--- start of SUPPLIED DATA ---
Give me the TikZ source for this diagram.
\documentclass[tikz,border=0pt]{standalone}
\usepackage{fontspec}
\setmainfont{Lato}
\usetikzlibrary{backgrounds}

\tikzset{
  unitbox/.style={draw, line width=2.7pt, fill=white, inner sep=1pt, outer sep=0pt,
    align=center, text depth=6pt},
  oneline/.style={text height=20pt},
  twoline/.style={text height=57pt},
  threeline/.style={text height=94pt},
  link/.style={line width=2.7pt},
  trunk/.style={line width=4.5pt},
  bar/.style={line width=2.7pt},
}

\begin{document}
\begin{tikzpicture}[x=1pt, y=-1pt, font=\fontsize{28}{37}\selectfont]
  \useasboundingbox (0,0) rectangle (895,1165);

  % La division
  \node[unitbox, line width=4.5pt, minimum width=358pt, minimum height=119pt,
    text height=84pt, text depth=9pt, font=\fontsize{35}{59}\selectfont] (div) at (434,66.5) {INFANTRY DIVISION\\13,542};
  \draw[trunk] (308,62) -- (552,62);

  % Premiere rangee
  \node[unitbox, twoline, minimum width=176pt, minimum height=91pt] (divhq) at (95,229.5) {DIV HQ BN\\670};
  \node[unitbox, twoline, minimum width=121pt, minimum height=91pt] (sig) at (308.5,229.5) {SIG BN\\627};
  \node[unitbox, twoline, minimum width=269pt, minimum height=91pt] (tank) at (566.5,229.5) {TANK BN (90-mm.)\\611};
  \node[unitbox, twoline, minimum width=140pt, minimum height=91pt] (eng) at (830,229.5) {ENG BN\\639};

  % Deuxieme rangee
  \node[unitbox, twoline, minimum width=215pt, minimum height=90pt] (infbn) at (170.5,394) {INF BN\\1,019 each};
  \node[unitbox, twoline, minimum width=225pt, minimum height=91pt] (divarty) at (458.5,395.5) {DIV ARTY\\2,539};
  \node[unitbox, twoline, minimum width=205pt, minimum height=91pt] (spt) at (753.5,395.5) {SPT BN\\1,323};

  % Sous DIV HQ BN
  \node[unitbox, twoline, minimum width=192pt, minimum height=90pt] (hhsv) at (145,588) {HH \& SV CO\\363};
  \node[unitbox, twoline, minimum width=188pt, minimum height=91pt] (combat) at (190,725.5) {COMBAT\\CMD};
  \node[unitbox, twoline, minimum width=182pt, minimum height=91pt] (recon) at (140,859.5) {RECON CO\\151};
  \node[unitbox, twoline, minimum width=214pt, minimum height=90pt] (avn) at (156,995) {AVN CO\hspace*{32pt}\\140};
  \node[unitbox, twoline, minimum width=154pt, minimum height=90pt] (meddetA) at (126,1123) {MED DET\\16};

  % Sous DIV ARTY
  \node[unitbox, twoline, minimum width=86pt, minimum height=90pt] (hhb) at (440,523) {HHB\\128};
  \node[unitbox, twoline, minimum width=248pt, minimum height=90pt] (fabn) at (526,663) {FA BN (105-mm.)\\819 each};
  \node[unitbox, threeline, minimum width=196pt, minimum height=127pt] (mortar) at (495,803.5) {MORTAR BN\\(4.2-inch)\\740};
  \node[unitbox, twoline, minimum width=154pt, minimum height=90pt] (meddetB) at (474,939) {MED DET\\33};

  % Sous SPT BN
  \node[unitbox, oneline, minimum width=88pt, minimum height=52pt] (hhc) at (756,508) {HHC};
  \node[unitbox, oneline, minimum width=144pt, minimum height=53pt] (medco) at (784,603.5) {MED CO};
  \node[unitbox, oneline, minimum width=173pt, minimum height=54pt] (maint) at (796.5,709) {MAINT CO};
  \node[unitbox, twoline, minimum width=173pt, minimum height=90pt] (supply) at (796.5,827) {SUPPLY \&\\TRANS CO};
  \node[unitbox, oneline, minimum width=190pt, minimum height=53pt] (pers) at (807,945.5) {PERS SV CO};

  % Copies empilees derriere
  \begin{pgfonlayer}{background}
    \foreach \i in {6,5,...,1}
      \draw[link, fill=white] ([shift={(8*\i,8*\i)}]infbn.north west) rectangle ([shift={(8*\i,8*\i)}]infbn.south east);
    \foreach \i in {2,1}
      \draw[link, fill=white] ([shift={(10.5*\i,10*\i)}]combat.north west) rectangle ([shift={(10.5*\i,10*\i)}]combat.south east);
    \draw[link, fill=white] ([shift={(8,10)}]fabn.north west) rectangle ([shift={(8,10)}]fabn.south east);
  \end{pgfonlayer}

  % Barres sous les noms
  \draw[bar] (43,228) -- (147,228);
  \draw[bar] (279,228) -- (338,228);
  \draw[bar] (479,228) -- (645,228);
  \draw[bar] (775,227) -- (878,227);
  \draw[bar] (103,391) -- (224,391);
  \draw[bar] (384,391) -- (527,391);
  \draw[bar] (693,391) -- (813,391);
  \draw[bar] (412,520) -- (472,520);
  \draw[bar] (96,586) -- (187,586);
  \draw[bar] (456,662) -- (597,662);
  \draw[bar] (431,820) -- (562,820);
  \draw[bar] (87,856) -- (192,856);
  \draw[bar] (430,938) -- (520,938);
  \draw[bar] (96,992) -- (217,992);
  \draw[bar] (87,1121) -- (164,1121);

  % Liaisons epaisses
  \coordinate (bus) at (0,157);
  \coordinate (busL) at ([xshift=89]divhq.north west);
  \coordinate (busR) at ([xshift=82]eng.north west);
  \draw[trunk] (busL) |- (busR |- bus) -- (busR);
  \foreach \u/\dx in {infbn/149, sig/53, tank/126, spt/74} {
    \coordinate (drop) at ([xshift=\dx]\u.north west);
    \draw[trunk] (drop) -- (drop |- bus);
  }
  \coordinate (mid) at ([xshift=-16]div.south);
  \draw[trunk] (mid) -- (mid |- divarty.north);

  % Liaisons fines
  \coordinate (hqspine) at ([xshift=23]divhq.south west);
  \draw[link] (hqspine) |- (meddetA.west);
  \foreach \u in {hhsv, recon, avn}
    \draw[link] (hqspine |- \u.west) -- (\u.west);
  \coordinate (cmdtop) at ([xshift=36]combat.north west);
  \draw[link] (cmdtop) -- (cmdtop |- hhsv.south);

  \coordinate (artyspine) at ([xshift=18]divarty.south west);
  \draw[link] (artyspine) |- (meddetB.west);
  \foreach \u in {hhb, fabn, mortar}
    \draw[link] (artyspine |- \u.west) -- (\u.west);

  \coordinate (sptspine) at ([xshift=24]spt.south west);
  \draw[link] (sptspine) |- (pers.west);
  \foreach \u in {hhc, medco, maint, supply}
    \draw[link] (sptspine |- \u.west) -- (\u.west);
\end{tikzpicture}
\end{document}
--- end of SUPPLIED DATA ---
TO BE DONE: Give back the listing exactly, please, from its first line to the line containing "minimum width=140pt, minimum", inclusive, and nothing past that line.

ANSWER TO THIS PROBLEM:
Give me the TikZ source for this diagram.
\documentclass[tikz,border=0pt]{standalone}
\usepackage{fontspec}
\setmainfont{Lato}
\usetikzlibrary{backgrounds}

\tikzset{
  unitbox/.style={draw, line width=2.7pt, fill=white, inner sep=1pt, outer sep=0pt,
    align=center, text depth=6pt},
  oneline/.style={text height=20pt},
  twoline/.style={text height=57pt},
  threeline/.style={text height=94pt},
  link/.style={line width=2.7pt},
  trunk/.style={line width=4.5pt},
  bar/.style={line width=2.7pt},
}

\begin{document}
\begin{tikzpicture}[x=1pt, y=-1pt, font=\fontsize{28}{37}\selectfont]
  \useasboundingbox (0,0) rectangle (895,1165);

  % La division
  \node[unitbox, line width=4.5pt, minimum width=358pt, minimum height=119pt,
    text height=84pt, text depth=9pt, font=\fontsize{35}{59}\selectfont] (div) at (434,66.5) {INFANTRY DIVISION\\13,542};
  \draw[trunk] (308,62) -- (552,62);

  % Premiere rangee
  \node[unitbox, twoline, minimum width=176pt, minimum height=91pt] (divhq) at (95,229.5) {DIV HQ BN\\670};
  \node[unitbox, twoline, minimum width=121pt, minimum height=91pt] (sig) at (308.5,229.5) {SIG BN\\627};
  \node[unitbox, twoline, minimum width=269pt, minimum height=91pt] (tank) at (566.5,229.5) {TANK BN (90-mm.)\\611};
  \node[unitbox, twoline, minimum width=140pt, minimum height=91pt] (eng) at (830,229.5) {ENG BN\\639};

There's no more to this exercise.